Population, when unchecked, increases in a geometrical ratio. Subsistence only increases in an arithmetical ratio. ~ Thomas Malthus
From 1700 to 1900, Europe’s population more than tripled: from about 100 million to over 400 million. Europe had 36% of the world’s people in 1900.
Improving living conditions and sanitation contributed to longer life expectancy, and greatly reduced youth mortality. Using nutrition as an indicator, the health of the world’s population is nowhere near what it could be, considering its overall wealth and the general education level.
Of the 7.7 billion people on the planet in 2019, 960 million (12.5%) did not get enough to eat. Conversely, 1.8 billion (24%) were overweight; of those, 535 million (7%) were obese.
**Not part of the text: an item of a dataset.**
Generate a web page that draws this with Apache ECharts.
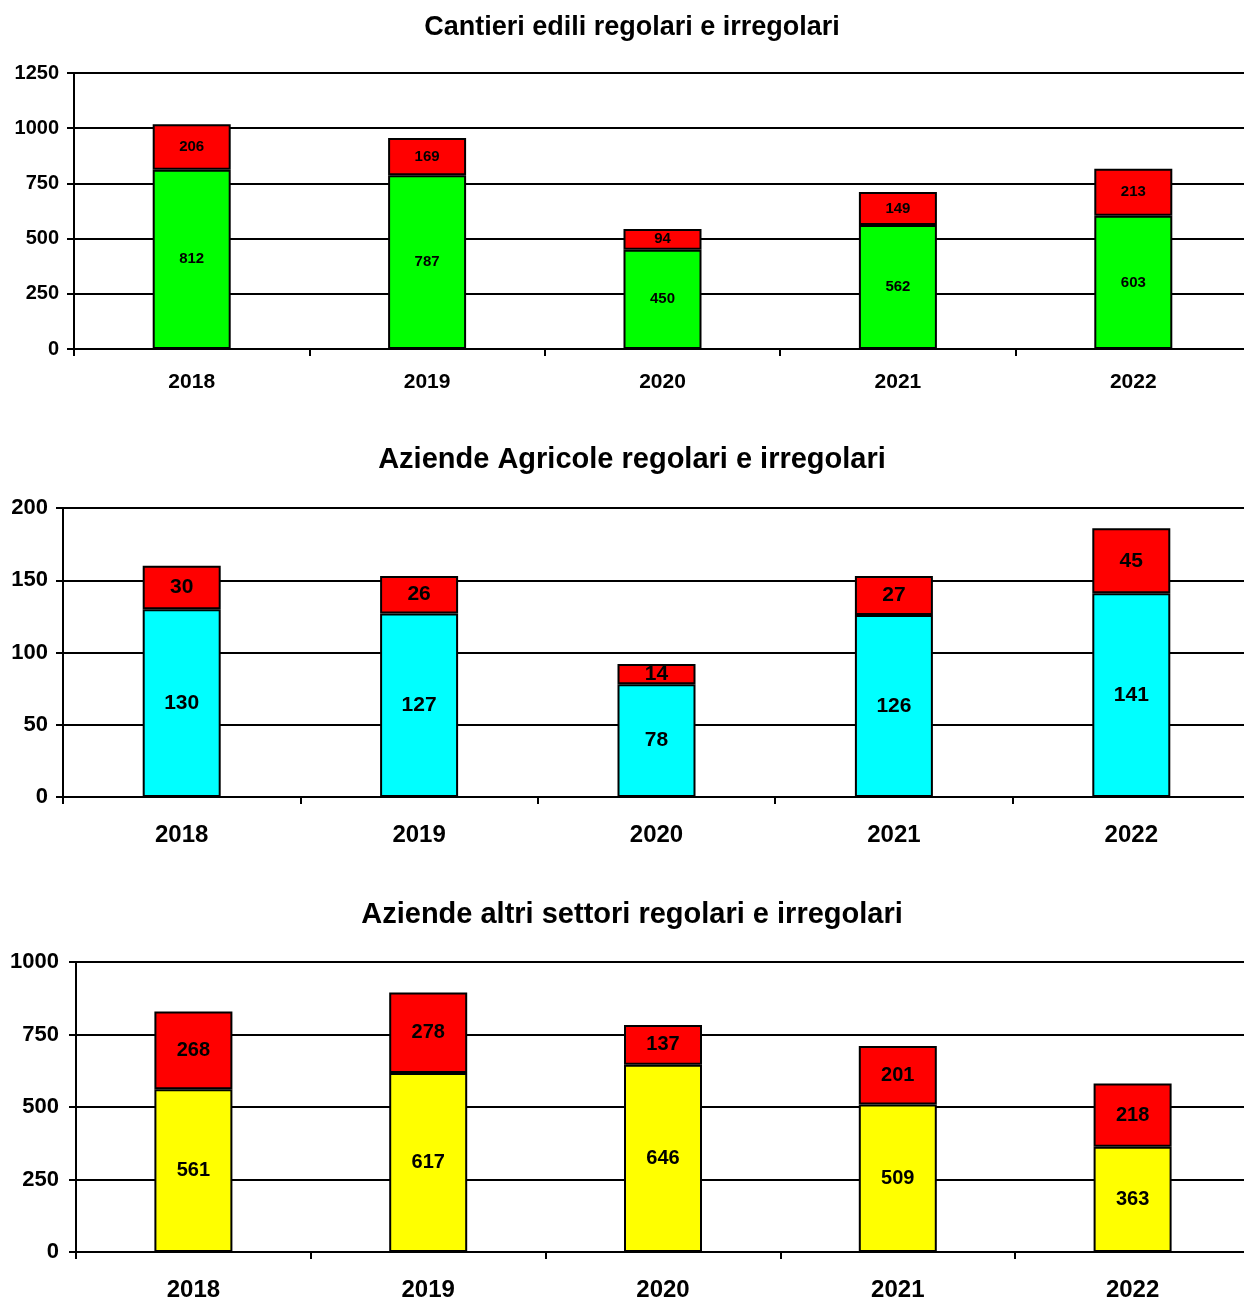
<!DOCTYPE html>
<html>
<head>
<meta charset="utf-8">
<script src="https://cdn.jsdelivr.net/npm/echarts@6/dist/echarts.min.js"></script>
<style>
  html, body { margin: 0; padding: 0; background: #fff; }
  #chart { width: 1244px; height: 1299px; }
</style>
</head>
<body>
<div id="chart"></div>
<script>
// Years shown on every panel
const years = ['2018', '2019', '2020', '2021', '2022'];

// Cantieri edili
const edilRegolari = [812, 787, 450, 562, 603];
const edilIrregolari = [206, 169, 94, 149, 213];

// Aziende agricole
const agriRegolari = [130, 127, 78, 126, 141];
const agriIrregolari = [30, 26, 14, 27, 45];

// Aziende altri settori
const altriRegolari = [561, 617, 646, 509, 363];
const altriIrregolari = [268, 278, 137, 201, 218];

const titles = [
  'Cantieri edili regolari e irregolari',
  'Aziende Agricole regolari e irregolari',
  'Aziende altri settori regolari e irregolari'
];

const FONT = 'Liberation Sans, Arial, sans-serif';
const black = '#000';

const panels = [
  { grid: { left: 74, top: 73, height: 276, width: 1177 }, titleTop: 9, titleSize: 27,
    xSize: 21, xMargin: 23, ySize: 20, yMargin: 15, max: 1250, interval: 250,
    reg: edilRegolari, irr: edilIrregolari, color: '#00ff00', labelSize: 15 },
  { grid: { left: 63, top: 508, height: 289, width: 1187 }, titleTop: 440, titleSize: 29,
    xSize: 24, xMargin: 26, ySize: 22, yMargin: 15, max: 200, interval: 50,
    reg: agriRegolari, irr: agriIrregolari, color: '#00ffff', labelSize: 21 },
  { grid: { left: 76, top: 962, height: 290, width: 1174 }, titleTop: 895, titleSize: 29,
    xSize: 24, xMargin: 26, ySize: 22, yMargin: 17, max: 1000, interval: 250,
    reg: altriRegolari, irr: altriIrregolari, color: '#ffff00', labelSize: 20 }
];

const option = {
  animation: false,
  backgroundColor: '#fff',
  title: [], grid: [], xAxis: [], yAxis: [], series: []
};

panels.forEach((p, i) => {
  option.title.push({
    text: titles[i], left: 627, top: p.titleTop, textAlign: 'center',
    textStyle: { fontFamily: FONT, fontWeight: 'bold', fontSize: p.titleSize, color: black }
  });
  // plot area runs slightly past the right edge of the page
  option.grid.push(Object.assign({ containLabel: false, outerBoundsMode: 'none' }, p.grid));
  option.xAxis.push({
    type: 'category', gridIndex: i, data: years, boundaryGap: true,
    axisLine: { show: true, lineStyle: { color: black, width: 2 } },
    axisTick: { show: true, length: 7, alignWithLabel: false, lineStyle: { color: black, width: 2 } },
    axisLabel: { margin: p.xMargin, fontFamily: FONT, fontWeight: 'bold', fontSize: p.xSize, color: black },
    splitLine: { show: false }
  });
  option.yAxis.push({
    type: 'value', gridIndex: i, min: 0, max: p.max, interval: p.interval,
    axisLine: { show: true, lineStyle: { color: black, width: 2 } },
    axisTick: { show: true, length: 7, lineStyle: { color: black, width: 2 } },
    axisLabel: { margin: p.yMargin, formatter: v => String(v),
      fontFamily: FONT, fontWeight: 'bold', fontSize: p.ySize, color: black },
    splitLine: { show: true, lineStyle: { color: black, width: 2 } }
  });
  const common = {
    type: 'bar', xAxisIndex: i, yAxisIndex: i, stack: 'tot' + i, barWidth: 78,
    label: { show: true, position: 'inside', formatter: '{c}',
      fontFamily: FONT, fontWeight: 'bold', fontSize: p.labelSize, color: black },
    itemStyle: { borderColor: black, borderWidth: 2 }
  };
  option.series.push(Object.assign({}, common, {
    name: 'regolari', data: p.reg,
    itemStyle: Object.assign({}, common.itemStyle, { color: p.color })
  }));
  option.series.push(Object.assign({}, common, {
    name: 'irregolari', data: p.irr,
    itemStyle: Object.assign({}, common.itemStyle, { color: '#ff0000' })
  }));
});

const chart = echarts.init(document.getElementById('chart'), null, { renderer: 'canvas' });
chart.setOption(option);
</script>
</body>
</html>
The fraction of adults physically fit was small indeed.
The population of the United States grew from 5.3 million in 1800 to 76 million in 1900: over 14 times as many people in a century. By 2010, there were 307 million in the US; a quadrupling in 110 years.
A laggard in industrialization, Russia’s population tripled from 1800–1900: from 37 million to 111 million. There were 143 million Russians in 2010.
In the 20th century, besides wars, the brutal Soviet regime under Joseph Stalin suppressed population growth by killing 20 million of its citizens. Of all the major industrialized nations, Russia’s population has been the slowest growing. Stalin is long in the grave, but his successors have only been marginally better in creating conditions for a contented citizenry.
A burgeoning population is good for economic growth and signifies in political minds the potential for expanding power. Hence, governments generally encourage breeding by their citizenry through various incentives, especially tax breaks. A notable exception has been China.